(104c) Residual Monomer Reduction In Polymer Latexes Using Supercritical Carbon Dioxide
AIChE Annual Meeting
2008
2008 Annual Meeting
Separations Division
New Developments In Extractive Separations
Monday, November 17, 2008 - 1:15pm to 1:35pm
An important issue in the production of polymeric materials is the amount of residual monomer that remains in the product after polymerization. Existing techniques to reduce the amount of residual monomer are energy-intensive, time consuming and not able to meet future requirements for the level of residual monomer in polymer based products. As an alternative a (sc)CO2 based extraction process of the monomer from the polymer is evaluated.

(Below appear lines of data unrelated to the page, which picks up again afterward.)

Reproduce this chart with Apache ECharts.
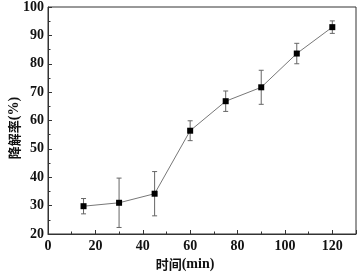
<!DOCTYPE html>
<html><head><meta charset="utf-8">
<script src="https://cdn.jsdelivr.net/npm/echarts@6/dist/echarts.min.js"></script>
<style>html,body{margin:0;padding:0;background:#fff}#c{width:359px;height:273px}</style>
</head><body><div id="c"></div>
<script>
var times = [15, 30, 45, 60, 75, 90, 105, 120];
var rates = [29.8, 31.0, 34.2, 56.4, 66.8, 71.7, 83.6, 92.9];
var errors = [2.7, 8.7, 7.8, 3.5, 3.6, 6.0, 3.6, 2.2];
var xTitleCJK = '时间', xTitleUnit = '(min)';
var yTitleCJK = '降解率', yTitleUnit = '(%)';

var pts = times.map(function(t, i){ return [t, rates[i]]; });
var errData = times.map(function(t, i){ return [t, rates[i] - errors[i], rates[i] + errors[i]]; });
var font = "'Liberation Serif', 'Times New Roman', serif";
var cjk = "'Noto Sans CJK SC', sans-serif";
var rich = {
  c: {fontFamily: cjk, fontSize: 13, fontWeight: 'bold', fill: '#111', color: '#111'},
  u: {fontFamily: font, fontSize: 14, fontWeight: 'bold', fill: '#111', color: '#111'}
};
var chart = echarts.init(document.getElementById('c'));
chart.setOption({
  animation: false,
  grid: {left: 48, right: 3, top: 7, bottom: 39, show: true, borderColor: '#333', borderWidth: 1, backgroundColor: 'transparent', containLabel: false, outerBoundsMode: 'none'},
  graphic: [
    {type: 'text', x: 185, y: 264, style: {text: '{c|' + xTitleCJK + '}{u|' + xTitleUnit + '}', rich: rich, align: 'center', verticalAlign: 'middle'}},
    {type: 'text', x: 14, y: 128, rotation: Math.PI / 2, style: {text: '{c|' + yTitleCJK + '}{u|' + yTitleUnit + '}', rich: rich, align: 'center', verticalAlign: 'middle'}}
  ],
  xAxis: {
    type: 'value', min: 0, max: 130, interval: 20,
    axisLine: {lineStyle: {color: '#333'}},
    axisTick: {inside: true, length: 4, lineStyle: {color: '#333'}},
    minorTick: {show: true, splitNumber: 2, length: 2.5, lineStyle: {color: '#333'}},
    splitLine: {show: false},
    axisLabel: {fontFamily: font, fontSize: 14, fontWeight: 'bold', color: '#111', margin: 5,
      formatter: function(v){ return v > 120 ? '' : v; }}
  },
  yAxis: {
    type: 'value', min: 20, max: 100, interval: 10,
    axisLine: {lineStyle: {color: '#333'}},
    axisTick: {inside: true, length: 4, lineStyle: {color: '#333'}},
    minorTick: {show: true, splitNumber: 2, length: 2.5, lineStyle: {color: '#333'}},
    splitLine: {show: false},
    axisLabel: {fontFamily: font, fontSize: 14, fontWeight: 'bold', color: '#111', margin: 4}
  },
  series: [
    {
      type: 'line', data: pts, symbol: 'rect', symbolSize: 6,
      itemStyle: {color: '#000'}, lineStyle: {color: '#777', width: 1}, z: 3
    },
    {
      type: 'custom', data: errData, z: 2,
      renderItem: function(params, api){
        var x = api.value(0);
        var lo = api.coord([x, api.value(1)]);
        var hi = api.coord([x, api.value(2)]);
        var hw = 2.5;
        var st = {stroke: '#666', lineWidth: 1};
        return {type: 'group', children: [
          {type: 'line', shape: {x1: lo[0], y1: lo[1], x2: hi[0], y2: hi[1]}, style: st},
          {type: 'line', shape: {x1: lo[0]-hw, y1: lo[1], x2: lo[0]+hw, y2: lo[1]}, style: st},
          {type: 'line', shape: {x1: hi[0]-hw, y1: hi[1], x2: hi[0]+hw, y2: hi[1]}, style: st}
        ]};
      }
    }
  ]
});
</script></body></html>
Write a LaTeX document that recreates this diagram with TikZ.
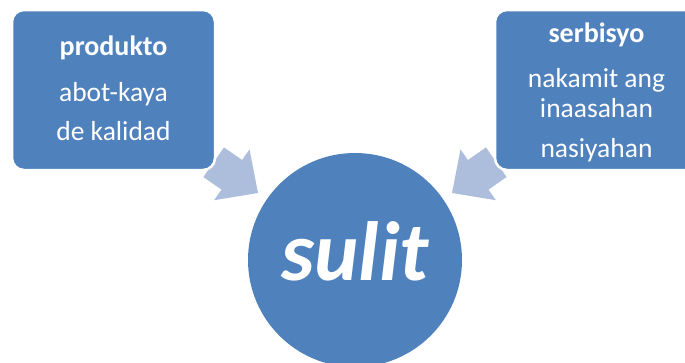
\documentclass[tikz,border=0pt]{standalone}
\usepackage{fontspec}
\setmainfont{Carlito}
\definecolor{boxblue}{RGB}{79,129,189}
\definecolor{arrowblue}{RGB}{172,190,220}
\begin{document}
\begin{tikzpicture}[x=1pt,y=-1pt,
  box/.style={fill=boxblue,draw=white,line width=2.5pt,rounded corners=12pt},
  blockarrow/.style={fill=arrowblue,draw=none},
  txt/.style={text=white,inner sep=0pt,anchor=base,font=\fontsize{27.5}{28}\selectfont},
  ttl/.style={txt,font=\fontsize{28}{28}\selectfont\bfseries}]
\useasboundingbox (0,0) rectangle (685,362);
\clip (0,0) rectangle (685,362);
\fill[white] (0,0) rectangle (685,362);
% arrows
\fill[blockarrow] (203.4,177.0) -- (221.5,189.6) -- (214.1,200.2) -- (258,193) -- (249.5,149.4) -- (242.1,160.0) -- (224.0,147.4) -- cycle;
\fill[blockarrow] (506.6,177.0) -- (488.5,189.6) -- (495.9,200.2) -- (452,193) -- (460.5,149.4) -- (467.9,160.0) -- (486.0,147.4) -- cycle;
% boxes
\draw[box] (12,10) rectangle (215,170);
\draw[box] (495,10) rectangle (698,170);
\node[ttl] (p1) at (113.5,55) {produkto};
\node[txt] (p2) at (113.5,101) {abot-kaya};
\node[txt] (p3) at (113.5,140) {de kalidad};
\node[ttl] (s1) at (596.5,42) {serbisyo};
\node[txt] (s2) at (596.5,87) {nakamit ang};
\node[txt] (s3) at (596.5,117) {inaasahan};
\node[txt] (s4) at (596.5,157) {nasiyahan};
% circle
\node[circle,fill=boxblue,minimum size=214pt,inner sep=0pt] (c) at (355,260) {};
\node[text=white,inner sep=0pt,anchor=base,font=\fontsize{84}{84}\selectfont\bfseries\itshape] (sulit) at (355,280) {sulit};
\end{tikzpicture}
\end{document}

Carbon dioxide is chosen as extraction medium for its many advantageous characteristics over other solvents. Carbon dioxide is a so called ?green solvent? due to its environmentally benign nature and its low toxicity and flammability. Moreover, carbon dioxide at supercritical conditions (Tc=31°C and Pc=74 bar) is liquid-like in density and gas-like in viscosity and diffusion coefficient of solutes. As the critical conditions are relatively mild, easy separation of low molecular species is obtained by simply tuning pressure and temperature.
In the (sc)CO2 based extraction column for the reduction of residual monomer in latex products, latex droplets (~250 mm) are dispersed in (sc)CO2. The latex droplets contain submicron (~100 nm) polymer paricles. Monomer diffuses from the polymer via the water phase into the (sc)CO2 phase. A parallel mass transfer mechanism is diffusion of the monomer from the polymer particles directly to the (sc)CO2 phase. This occurs when a particle resides at the water-(sc)CO2 interface and is in direct contact with the (sc)CO2 phase. This mass transfer mechanism is also reffered to as the shuttle effect. Figure 1 illustrates the mass transfer mechanisms in the extraction column.
Figure 1 Mass transfer in series (a) and the shuttle effect (b).
For the shuttle effect to dominate mass transfer, only a small fraction of the (sc)CO2-water interface has to be occupied with polymer particles due to the plasticizing effect of (sc)CO2. The plasticizing effect of (sc)CO2 results in a tremendous increase of the monomer diffusion coefficient in the polymer. Our work demonstrates that (sc)CO2 based extraction to reduce residual monomer in polymer products is a very promising and a sustainable alternative to existing techniques, e.g. steam stripping.
References
1. M. F. Kemmere, M. H. W. Cleven, M. A. van Schilt, J. T. F. Keurentjes, ?Process design for the removal of residual monomer from latex products using supercritical carbon dioxide?, Chemical Engineering Science, 2002, 57, 3929-3937.
2. M. Gornert, G. Sadowski, ?Phase Equilibrum Measurements of the Polystyrene/Styrene/Carbon Dioxide Ternary System at elevated Pressures using ATR-FTIR Spectroscopy?, Macromolecular Symposia, 2007, 259, 236-242.